His response caught me off guard. He stated that they would not tour again until they figured out how to do so in a way that was “not only sustainable, but also actively beneficial” to the environment.
By the next day, his remarks had made headlines all over the world.
Two years later, I’m sitting with the singer on the 15th floor of a restaurant with a view of London’s rooftops. He has requested to speak with me as Coldplay announces the end of their self-imposed tour ban, with their first tour in four and a half years.
“Well, last time we spoke, I sort of made that up while we were talking, because I was trying to think of something cool to say,” he laughs. Then it became a bit of a headline. And then we realised, “Well, that’s exactly how we feel.”
He describes how, in the days that followed, the band began to be contacted by organisations and businesses with ideas and offers to help them achieve their goals. Within a few weeks, they had hired two full-time employees to work on figuring out how to make it happen.
As a result, today’s 12-point action plan was created.
“We’re not there yet,” Martin admits, “but we’re a lot closer than we would have been if you hadn’t asked those questions.”
Martin stated in 2019 that he would be “disappointed” if their next tour was not carbon neutral.
According to the group’s sustainability plan, the 2022 tour, which will conclude in Glasgow next August, will have 50% lower carbon dioxide emissions than the 2016/17 tour but will “still have a significant carbon footprint.”
They will, however, “draw down more CO2 than the tour produces by supporting projects focused on reforestation, rewilding, conservation, soil regeneration, carbon capture/storage, and renewable energy.”
“We wouldn’t be announcing a tour unless we felt like we’re far enough along that it’s OK in our hearts,” Martin explained, “but we’re definitely not finished.”

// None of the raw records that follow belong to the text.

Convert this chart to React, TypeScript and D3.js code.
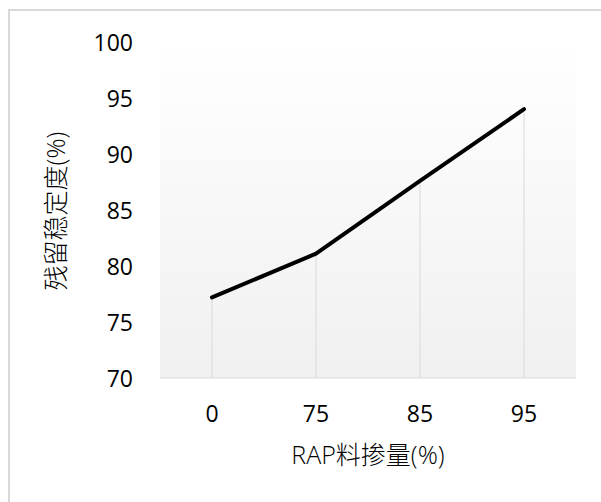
import React from "react";
import * as d3 from "d3";

const categories: string[] = ["0", "75", "85", "95"];
const values: number[] = [77.2, 81.1, 87.6, 94.0];
const yTicks: number[] = [70, 75, 80, 85, 90, 95, 100];
const xTitle = "RAP料掺量(%)";
const yTitle = "残留稳定度(%)";

export default function App() {
  const W = 601, H = 502;
  const left = 160, right = 576, top = 42, bottom = 378;
  const x = d3.scaleBand<string>().domain(categories).range([left, right]);
  const y = d3.scaleLinear().domain([70, 100]).range([bottom, top]);
  const line = d3
    .line<number>()
    .x((_, i) => (x(categories[i]) as number) + x.bandwidth() / 2)
    .y((d) => y(d));
  const font = "'Open Sans', 'Noto Sans CJK SC', sans-serif";
  return (
    <svg
      width={W}
      height={H}
      style={{ position: "absolute", left: 0, top: 0, background: "#fff" }}
    >
      <defs>
        <linearGradient id="pg" x1="0" y1="0" x2="0" y2="1">
          <stop offset="0" stopColor="#ffffff" />
          <stop offset="1" stopColor="#f0f0f0" />
        </linearGradient>
      </defs>
      <rect x={9} y={10} width={W + 20} height={H + 20} fill="#fff" stroke="#d9d9d9" strokeWidth={2} />
      <rect x={left} y={top} width={right - left} height={bottom - top} fill="url(#pg)" />
      {categories.map((c, i) => {
        const cx = (x(c) as number) + x.bandwidth() / 2;
        return (
          <line key={"d" + c} x1={cx} x2={cx} y1={y(values[i])} y2={bottom} stroke="#d9d9d9" strokeWidth={1} />
        );
      })}
      <line x1={left} x2={right} y1={bottom} y2={bottom} stroke="#d9d9d9" strokeWidth={1} />
      <path d={line(values) || ""} fill="none" stroke="#000" strokeWidth={4} strokeLinecap="round" strokeLinejoin="round" />
      {yTicks.map((t) => (
        <text key={"y" + t} x={133} y={y(t)} textAnchor="end" dominantBaseline="central" fontFamily={font} fontSize={23} fill="#000">
          {t}
        </text>
      ))}
      {categories.map((c) => (
        <text key={"x" + c} x={(x(c) as number) + x.bandwidth() / 2} y={413} textAnchor="middle" dominantBaseline="central" fontFamily={font} fontSize={23} fill="#000">
          {c}
        </text>
      ))}
      <text x={368} y={454} textAnchor="middle" dominantBaseline="central" fontFamily={font} fontSize={25} fontWeight={300} fill="#000">
        {xTitle}
      </text>
      <text transform={`translate(55, ${(top + bottom) / 2 + 1}) rotate(-90)`} textAnchor="middle" dominantBaseline="central" fontFamily={font} fontSize={25} fontWeight={300} fill="#000">
        {yTitle}
      </text>
    </svg>
  );
}
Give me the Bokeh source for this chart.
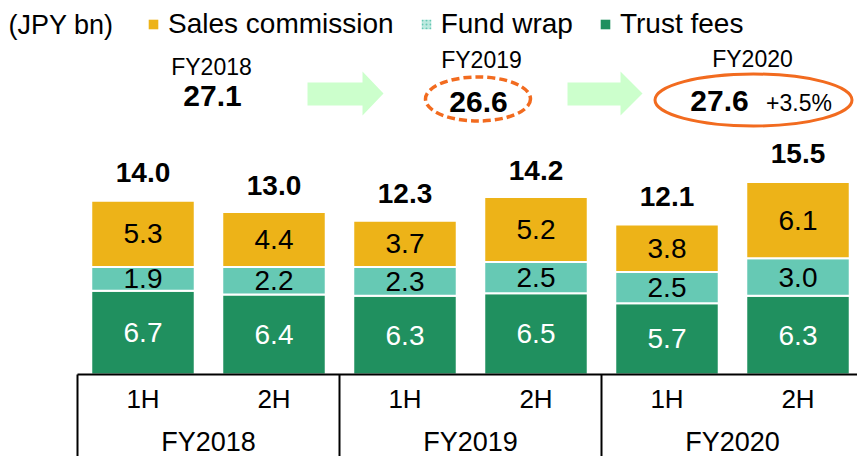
import numpy as np
from bokeh.plotting import figure
from bokeh.models import Range1d, ColumnDataSource, Legend, LegendItem, Label
from bokeh.core.properties import value
from bokeh.embed import file_html
from bokeh.resources import INLINE

# ---------------- data ----------------
fiscal_years = ["FY2018", "FY2019", "FY2020"]
halves = ["1H", "2H"]
trust_fees = [6.7, 6.4, 6.3, 6.5, 5.7, 6.3]
fund_wrap = [1.9, 2.2, 2.3, 2.5, 2.5, 3.0]
sales_commission = [5.3, 4.4, 3.7, 5.2, 3.8, 6.1]
half_totals = [14.0, 13.0, 12.3, 14.2, 12.1, 15.5]
annual_totals = [27.1, 26.6, 27.6]
yoy_change = "+3.5%"
unit_label = "(JPY bn)"
series_names = ["Sales commission", "Fund wrap", "Trust fees"]

# ---------------- styling / layout ----------------
FONT = "Liberation Sans"
GOLD = "#EDB318"
TEAL = "#66C9B4"
GREEN = "#20905F"
ORANGE = "#F26B1F"
ARROW = "#CCFFCC"

W, H = 857, 456
PX_X = 131.0      # pixels per category slot
PX_Y = 12.5       # pixels per JPY bn
X_ORIGIN = 77.0   # x of left edge of first slot
Y_BASE = 374.0    # y of the baseline


def dx(px):
    return (px - X_ORIGIN) / PX_X


def dy(py):
    return (Y_BASE - py) / PX_Y


p = figure(width=W, height=H, output_backend="svg", toolbar_location=None,
           x_range=Range1d(dx(0), dx(W)), y_range=Range1d(dy(H), dy(0)),
           x_axis_location=None, y_axis_location=None, min_border=0,
           outline_line_color=None)
p.grid.visible = False

n = len(trust_fees)
xs = np.arange(n) + 0.5
t = np.array(trust_fees)
f = np.array(fund_wrap)
s = np.array(sales_commission)

src = ColumnDataSource(dict(
    x=xs,
    t_top=t, f_top=t + f, s_top=t + f + s,
    t_mid=t / 2, f_mid=t + f / 2, s_mid=t + f + s / 2,
    t_lab=[f"{v:.1f}" for v in t], f_lab=[f"{v:.1f}" for v in f],
    s_lab=[f"{v:.1f}" for v in s],
    total=half_totals, total_lab=[f"{v:.1f}" for v in half_totals],
    half=[h for _ in fiscal_years for h in halves],
))

BW = 0.79
p.vbar(x="x", bottom=0, top="t_top", width=BW, source=src,
       fill_color=GREEN, line_color="white", line_width=2)
p.vbar(x="x", bottom="t_top", top="f_top", width=BW, source=src,
       fill_color=TEAL, line_color="white", line_width=2)
p.vbar(x="x", bottom="f_top", top="s_top", width=BW, source=src,
       fill_color=GOLD, line_color="white", line_width=2)

common = dict(text_font=value(FONT), text_align="center", text_baseline="middle")
p.text(x="x", y="t_mid", text="t_lab", source=src, text_color="white",
       text_font_size="28px", **common)
p.text(x="x", y="f_mid", text="f_lab", source=src, text_color="black",
       text_font_size="28px", **common)
p.text(x="x", y="s_mid", text="s_lab", source=src, text_color="black",
       text_font_size="28px", **common)
p.text(x="x", y="total", text="total_lab", source=src, text_color="black",
       text_font_size="28px", text_font_style="bold", y_offset=-27, **common)

# ---------------- category axis (boxed, two levels) ----------------
p.text(x="x", y=0, text="half", source=src, text_color="black",
       text_font_size="26px", y_offset=24, **common)
grp_x = np.arange(len(fiscal_years)) * len(halves) + len(halves) / 2
p.text(x=grp_x, y=[0] * len(grp_x), text=fiscal_years, text_color="black",
       text_font_size="27px", y_offset=67, **common)
bounds = np.arange(len(fiscal_years)) * len(halves)
p.segment(x0=bounds, y0=[0] * len(bounds), x1=bounds,
          y1=[dy(H)] * len(bounds), line_color="black", line_width=2)
p.segment(x0=[0], y0=[0], x1=[dx(W)], y1=[0], line_color="black", line_width=2)

# ---------------- annual summary ----------------
yr_x = [dx(211), dx(481), dx(752)]
yr_y = [dy(66), dy(59.5), dy(58)]
p.text(x=yr_x, y=yr_y, text=fiscal_years, text_color="black",
       text_font_size="23px", **common)
tot_x = [dx(212), dx(478), dx(719)]
tot_y = [dy(95), dy(101.5), dy(100.5)]
p.text(x=tot_x, y=tot_y, text=[f"{v:.1f}" for v in annual_totals],
       text_color="black", text_font_size="30px", text_font_style="bold", **common)
p.text(x=[dx(798.5)], y=[dy(102.5)], text=[yoy_change], text_color="black",
       text_font_size="23px", **common)

p.ellipse(x=[dx(477.5)], y=[dy(98.5)], width=105, height=44,
          width_units="screen", height_units="screen",
          fill_color=None, line_color=ORANGE, line_width=3.5, line_dash="8 4")
p.ellipse(x=[dx(753)], y=[dy(99.5)], width=197, height=52,
          width_units="screen", height_units="screen",
          fill_color=None, line_color=ORANGE, line_width=3)


def arrow(a, b, c):
    px = [a, b, b, c, b, b, a]
    py = [82, 82, 71, 93, 115, 105, 105]
    return [dx(v) for v in px], [dy(v) for v in py]


ax1, ay1 = arrow(307, 362, 383)
ax2, ay2 = arrow(567, 620, 642)
p.patches(xs=[ax1, ax2], ys=[ay1, ay2], fill_color=ARROW, line_color=None)

# ---------------- legend ----------------
def legend_swatch(**kw):
    r = p.vbar(x=[0], top=[0], width=0.5, line_color=None, **kw)
    r.visible = False
    return r


lg_s = legend_swatch(fill_color=GOLD)
lg_f = legend_swatch(fill_color="#BDE9DF", hatch_pattern="dot", hatch_color=TEAL,
                     hatch_scale=4, hatch_weight=1.5)
lg_t = legend_swatch(fill_color=GREEN)
legend = Legend(items=[LegendItem(label=series_names[0], renderers=[lg_s]),
                       LegendItem(label=series_names[1], renderers=[lg_f]),
                       LegendItem(label=series_names[2], renderers=[lg_t])],
                orientation="horizontal", location=(147, 416),
                glyph_width=12, glyph_height=12, label_standoff=9, spacing=26,
                padding=0, margin=0, border_line_color=None,
                background_fill_alpha=0, label_text_font=FONT,
                label_text_font_size="28px", label_text_color="black",
                inactive_fill_alpha=0)
p.add_layout(legend)

p.add_layout(Label(x=dx(8), y=dy(24), text=unit_label, text_font=FONT,
                   text_font_size="27px", text_baseline="middle",
                   text_color="black"))

open("out.html", "w").write(file_html(p, INLINE))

Among the other measures in their plan are:
- The tour itinerary will minimise air travel, with sustainable aviation fuel used where flying is unavoidable
- Venues will be asked to use best environmental practices like installing aerated taps and low-flushing toilets to prevent water wastage
- The set will be built with materials picked for their environmental credentials, like bamboo
- Effects like lasers and lighting have been modified to be more energy efficient
- The LED wristbands worn by audience members will be made from 100% compostable, plant-based materials and will be reused every night
- An app will let fans plan their journeys to and from the show with lowest possible emissions, and they’ll get a discount code to use at the venue if they commit to low-carbon travel
Julie’s Bicycle’s Chiara Badiali, who advises the music industry on sustainability, said she was “very encouraged to see this level of commitment and a plan as comprehensive as the one they have put together.”
She stated: “They have examined every aspect of the tour. I believe that the decision to test the battery technology will make a significant difference.” When it comes to changing the way the live music industry operates, we have some ideas. However, we don’t always know what will work. Transformation is always a process of trial and error.
“So a band going out and taking those risks and trying those things out, as well as being very open and sharing those things, will help the entire industry in the long run.”